PROBLEM STATEMENT:
Starting at the first line of the data, print each line verbatim up to and including the line bearing "import plotly.graph_objects as go", omitting pictures.

#### INFORMATION SUPPLIED

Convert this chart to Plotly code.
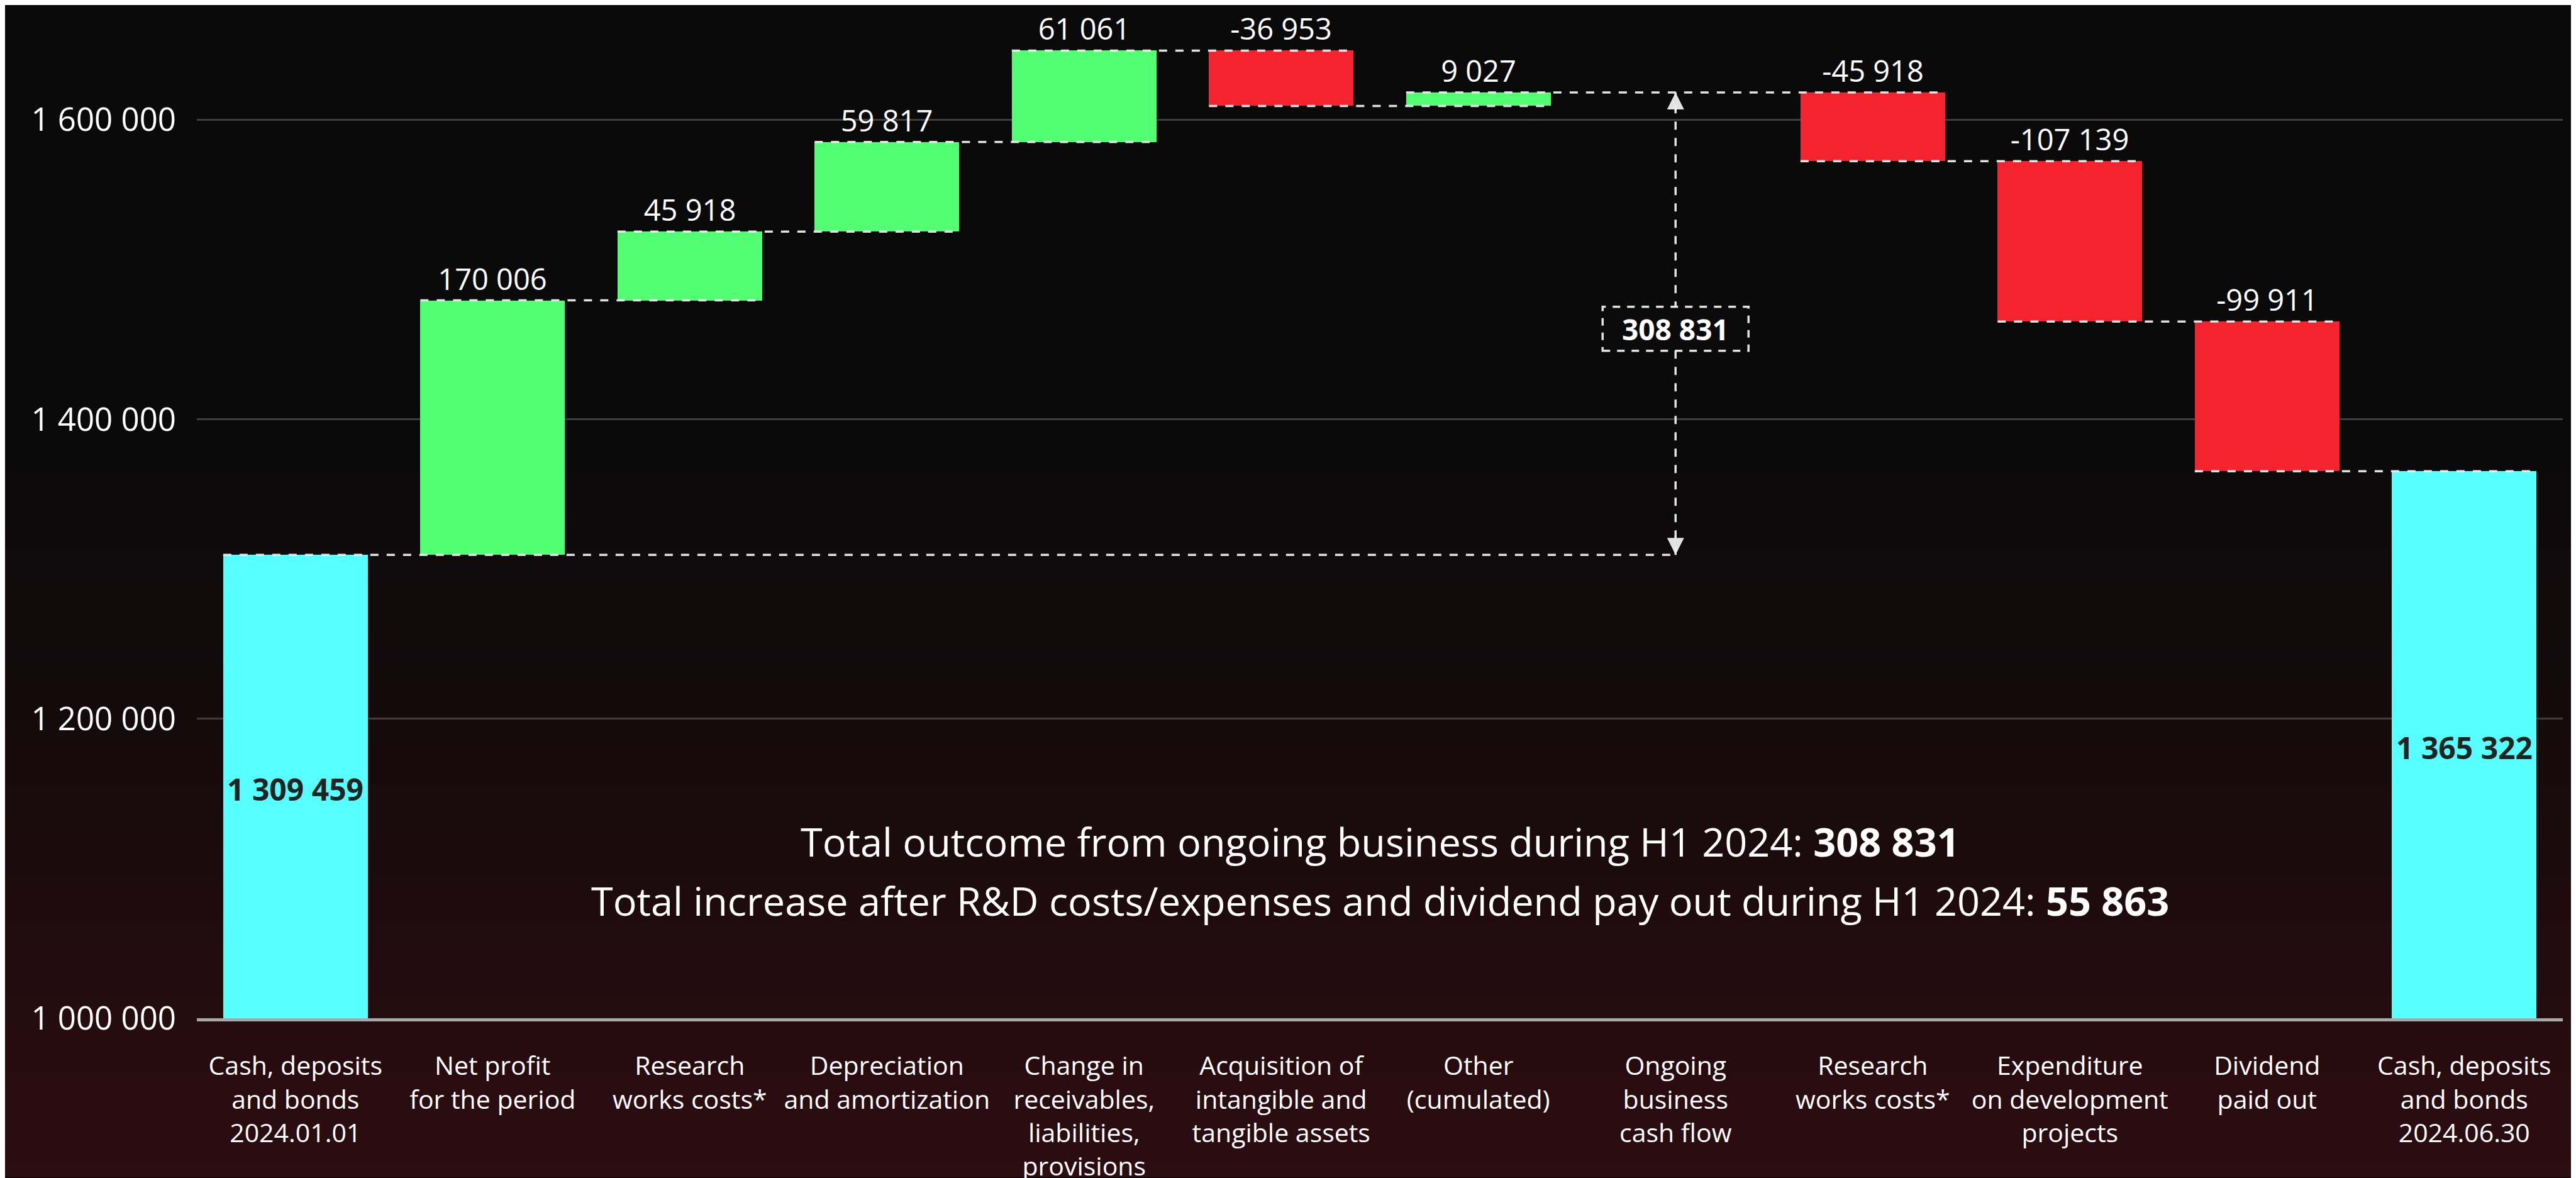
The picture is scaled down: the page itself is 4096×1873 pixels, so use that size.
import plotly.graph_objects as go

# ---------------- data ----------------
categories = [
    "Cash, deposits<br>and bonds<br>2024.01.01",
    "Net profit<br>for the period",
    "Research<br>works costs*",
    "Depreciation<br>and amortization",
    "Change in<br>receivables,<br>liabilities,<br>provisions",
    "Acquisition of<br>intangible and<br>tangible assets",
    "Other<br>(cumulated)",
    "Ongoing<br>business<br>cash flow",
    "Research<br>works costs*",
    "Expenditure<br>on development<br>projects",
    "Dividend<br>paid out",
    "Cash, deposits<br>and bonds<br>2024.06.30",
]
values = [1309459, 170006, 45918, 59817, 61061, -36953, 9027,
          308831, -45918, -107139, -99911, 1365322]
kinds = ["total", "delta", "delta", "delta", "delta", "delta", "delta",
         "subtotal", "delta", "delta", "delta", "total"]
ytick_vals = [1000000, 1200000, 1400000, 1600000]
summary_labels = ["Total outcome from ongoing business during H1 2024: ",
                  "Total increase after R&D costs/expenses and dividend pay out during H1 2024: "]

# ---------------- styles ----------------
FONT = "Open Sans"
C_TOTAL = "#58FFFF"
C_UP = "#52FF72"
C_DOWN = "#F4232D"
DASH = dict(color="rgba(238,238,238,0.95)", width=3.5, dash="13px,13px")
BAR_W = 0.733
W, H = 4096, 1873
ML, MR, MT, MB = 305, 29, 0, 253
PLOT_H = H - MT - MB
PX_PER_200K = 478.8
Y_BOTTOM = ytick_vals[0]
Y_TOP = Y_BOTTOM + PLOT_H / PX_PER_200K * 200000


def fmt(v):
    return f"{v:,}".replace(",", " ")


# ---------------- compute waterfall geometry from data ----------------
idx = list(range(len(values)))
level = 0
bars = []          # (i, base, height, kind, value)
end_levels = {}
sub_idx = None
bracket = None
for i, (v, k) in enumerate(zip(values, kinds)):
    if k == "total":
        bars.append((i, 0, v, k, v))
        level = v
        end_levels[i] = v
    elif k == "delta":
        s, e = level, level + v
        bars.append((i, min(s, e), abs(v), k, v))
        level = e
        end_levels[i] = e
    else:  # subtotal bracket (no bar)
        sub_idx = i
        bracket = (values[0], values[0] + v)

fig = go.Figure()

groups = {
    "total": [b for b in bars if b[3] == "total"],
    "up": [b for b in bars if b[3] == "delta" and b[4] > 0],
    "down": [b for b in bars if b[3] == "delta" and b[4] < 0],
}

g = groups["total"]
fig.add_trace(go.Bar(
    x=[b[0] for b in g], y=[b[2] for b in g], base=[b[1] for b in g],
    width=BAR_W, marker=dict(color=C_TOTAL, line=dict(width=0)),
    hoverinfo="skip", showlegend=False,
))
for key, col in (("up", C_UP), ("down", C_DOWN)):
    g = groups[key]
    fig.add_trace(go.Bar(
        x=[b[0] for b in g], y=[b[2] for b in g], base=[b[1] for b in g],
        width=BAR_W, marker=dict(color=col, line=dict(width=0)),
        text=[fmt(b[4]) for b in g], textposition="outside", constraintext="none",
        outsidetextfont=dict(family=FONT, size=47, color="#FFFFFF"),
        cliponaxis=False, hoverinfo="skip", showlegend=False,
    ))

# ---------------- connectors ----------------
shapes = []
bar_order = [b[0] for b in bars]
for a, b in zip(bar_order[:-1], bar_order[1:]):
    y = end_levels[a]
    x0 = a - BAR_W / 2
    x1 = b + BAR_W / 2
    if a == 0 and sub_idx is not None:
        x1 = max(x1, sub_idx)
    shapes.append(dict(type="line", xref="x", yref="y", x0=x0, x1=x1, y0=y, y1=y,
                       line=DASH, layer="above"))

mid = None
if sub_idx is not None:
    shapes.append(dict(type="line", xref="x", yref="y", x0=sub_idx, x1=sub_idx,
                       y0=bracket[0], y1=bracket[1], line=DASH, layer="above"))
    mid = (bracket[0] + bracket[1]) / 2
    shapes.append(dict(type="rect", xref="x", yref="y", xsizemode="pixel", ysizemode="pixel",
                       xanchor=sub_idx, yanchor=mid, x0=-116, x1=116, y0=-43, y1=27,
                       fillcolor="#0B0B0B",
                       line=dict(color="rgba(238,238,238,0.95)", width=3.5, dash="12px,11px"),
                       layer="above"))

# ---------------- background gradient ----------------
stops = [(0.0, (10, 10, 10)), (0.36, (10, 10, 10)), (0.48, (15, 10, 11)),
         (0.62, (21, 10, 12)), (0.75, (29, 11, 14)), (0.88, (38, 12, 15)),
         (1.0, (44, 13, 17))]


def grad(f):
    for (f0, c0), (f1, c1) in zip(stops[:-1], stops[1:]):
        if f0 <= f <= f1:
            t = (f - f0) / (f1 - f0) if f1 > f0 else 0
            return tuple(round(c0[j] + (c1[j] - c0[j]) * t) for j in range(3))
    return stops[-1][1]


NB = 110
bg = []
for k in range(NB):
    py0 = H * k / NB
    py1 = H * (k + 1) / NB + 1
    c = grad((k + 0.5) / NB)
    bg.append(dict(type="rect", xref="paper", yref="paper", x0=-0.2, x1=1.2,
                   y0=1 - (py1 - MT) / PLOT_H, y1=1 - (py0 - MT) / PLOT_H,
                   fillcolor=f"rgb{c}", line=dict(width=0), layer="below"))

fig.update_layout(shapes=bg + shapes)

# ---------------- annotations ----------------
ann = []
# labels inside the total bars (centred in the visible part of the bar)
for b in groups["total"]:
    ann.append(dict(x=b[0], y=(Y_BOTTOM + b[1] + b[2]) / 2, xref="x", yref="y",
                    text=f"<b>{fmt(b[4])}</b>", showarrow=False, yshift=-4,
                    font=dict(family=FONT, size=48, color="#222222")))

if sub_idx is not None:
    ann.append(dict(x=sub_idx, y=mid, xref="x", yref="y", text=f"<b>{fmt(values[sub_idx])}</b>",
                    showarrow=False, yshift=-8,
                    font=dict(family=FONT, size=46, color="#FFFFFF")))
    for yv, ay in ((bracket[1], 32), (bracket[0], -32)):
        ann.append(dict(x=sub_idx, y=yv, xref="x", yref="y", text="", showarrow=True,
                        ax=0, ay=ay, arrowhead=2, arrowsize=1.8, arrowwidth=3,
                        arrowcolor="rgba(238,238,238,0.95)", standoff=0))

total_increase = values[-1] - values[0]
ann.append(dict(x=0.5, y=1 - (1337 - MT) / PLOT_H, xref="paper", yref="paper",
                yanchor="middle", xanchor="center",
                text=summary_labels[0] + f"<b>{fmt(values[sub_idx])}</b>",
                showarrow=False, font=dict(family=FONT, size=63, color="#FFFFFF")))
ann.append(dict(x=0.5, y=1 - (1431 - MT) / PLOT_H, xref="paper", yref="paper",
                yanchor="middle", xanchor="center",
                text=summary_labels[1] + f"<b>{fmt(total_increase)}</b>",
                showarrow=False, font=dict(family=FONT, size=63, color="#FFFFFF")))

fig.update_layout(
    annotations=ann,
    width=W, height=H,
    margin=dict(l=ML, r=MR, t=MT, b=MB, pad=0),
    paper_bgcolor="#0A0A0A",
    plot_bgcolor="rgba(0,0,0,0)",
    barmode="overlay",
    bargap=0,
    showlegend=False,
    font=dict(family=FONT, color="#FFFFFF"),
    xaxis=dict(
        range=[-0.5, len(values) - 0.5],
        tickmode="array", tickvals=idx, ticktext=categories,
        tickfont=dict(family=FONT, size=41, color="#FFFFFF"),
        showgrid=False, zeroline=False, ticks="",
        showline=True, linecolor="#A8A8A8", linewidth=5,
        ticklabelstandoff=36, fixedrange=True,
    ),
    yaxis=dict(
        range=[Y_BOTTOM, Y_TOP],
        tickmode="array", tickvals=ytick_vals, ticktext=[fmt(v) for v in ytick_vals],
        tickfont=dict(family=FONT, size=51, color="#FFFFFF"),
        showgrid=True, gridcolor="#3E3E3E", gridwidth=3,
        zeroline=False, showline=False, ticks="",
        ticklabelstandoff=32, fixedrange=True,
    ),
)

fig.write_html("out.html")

########

RESPONSE TO THE TASK:
Convert this chart to Plotly code.
The picture is scaled down: the page itself is 4096×1873 pixels, so use that size.
import plotly.graph_objects as go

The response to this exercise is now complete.